Due to the adoption, the Company expects non-cash interest expense related to the Notes for fiscal 2023 will be lower by approximately $11.1 million. In addition, the Company expects an increase of approximately 11.6 million shares to be included in its diluted weighted-average shares of common stock outstanding for the purposes of calculating diluted earnings per share.
All estimates are based on the balance of the Notes outstanding as of January 29, 2022.
Modifications or Exchanges of Freestanding Equity-Classified Written Call Options
In May 2021, the FASB issued authoritative guidance as to how an issuer should account for a modification of the terms or conditions or an exchange of a freestanding equity-classified written call option (i.e., a warrant) that remains classified in equity after modification or exchange of the original instrument for a new instrument. An issuer should measure the effect of a modification or exchange as the difference between the fair value of the modified or exchanged warrant and the fair value of that warrant immediately before modification or exchange and then apply a recognition model that comprises four categories of transactions and the corresponding accounting treatment for each category (equity issuance, debt origination, debt modification, and modifications unrelated to equity issuance and debt origination or modification).
This guidance is effective for all entities for fiscal years beginning after December 15, 2021, including interim periods.

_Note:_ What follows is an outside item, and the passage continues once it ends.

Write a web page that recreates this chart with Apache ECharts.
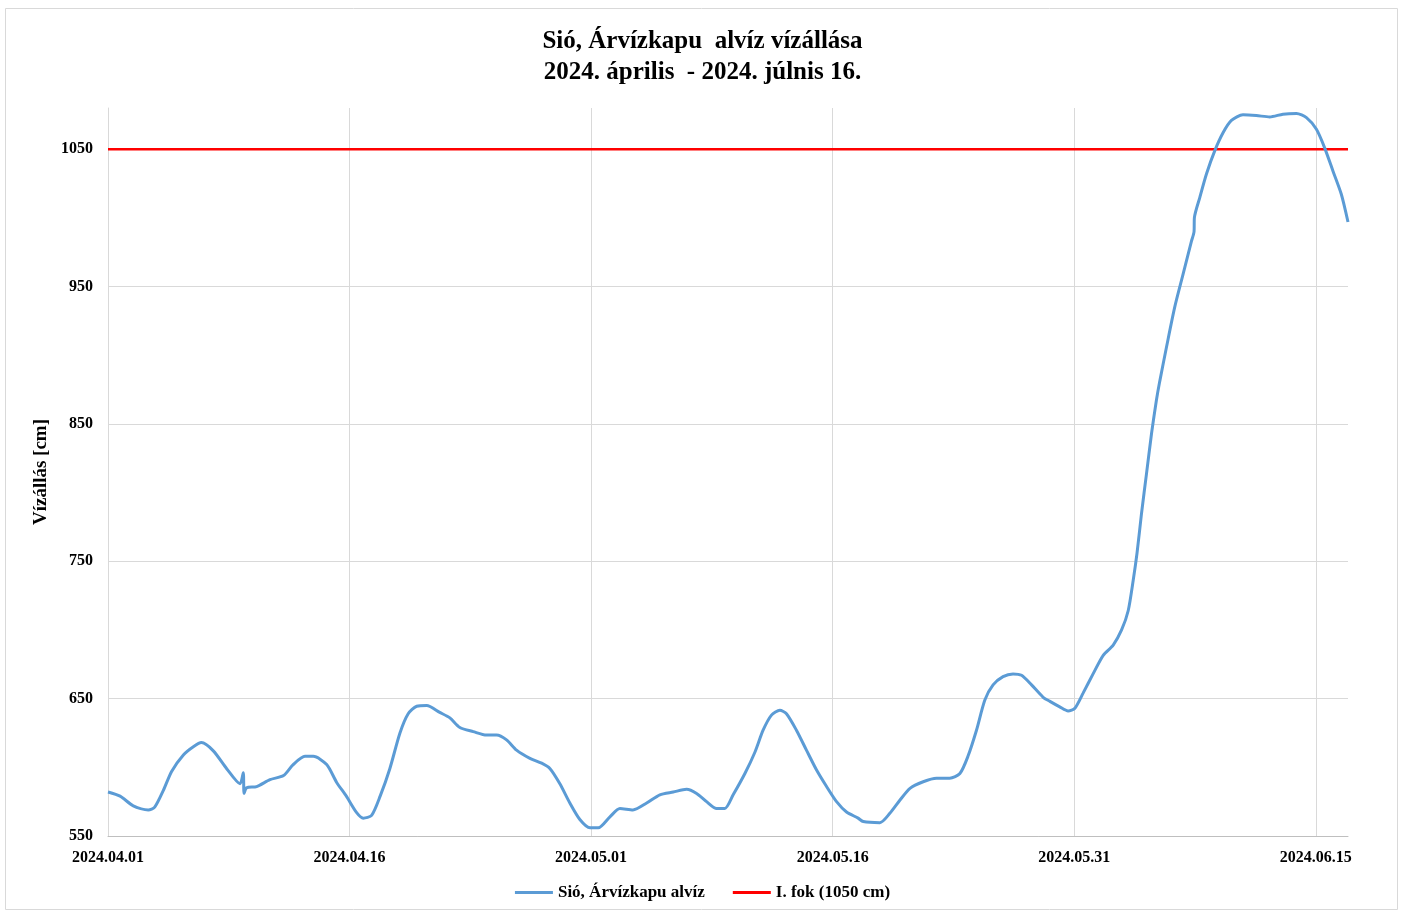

An entity should apply this guidance prospectively to modifications or exchanges occurring on or after the effective date. The adoption of this guidance is not expected to have any impact on the Company’s consolidated financial statement presentation or disclosures.
Government Assistance
In November 2021, the FASB issued authoritative guidance to increase the transparency of government assistance. This guidance is effective for financial statements issued for annual periods beginning after December 15, 2021 with early adoption permitted. The Company is currently evaluating this guidance and does not expect the adoption of this guidance to have a material impact on its consolidated financial statements.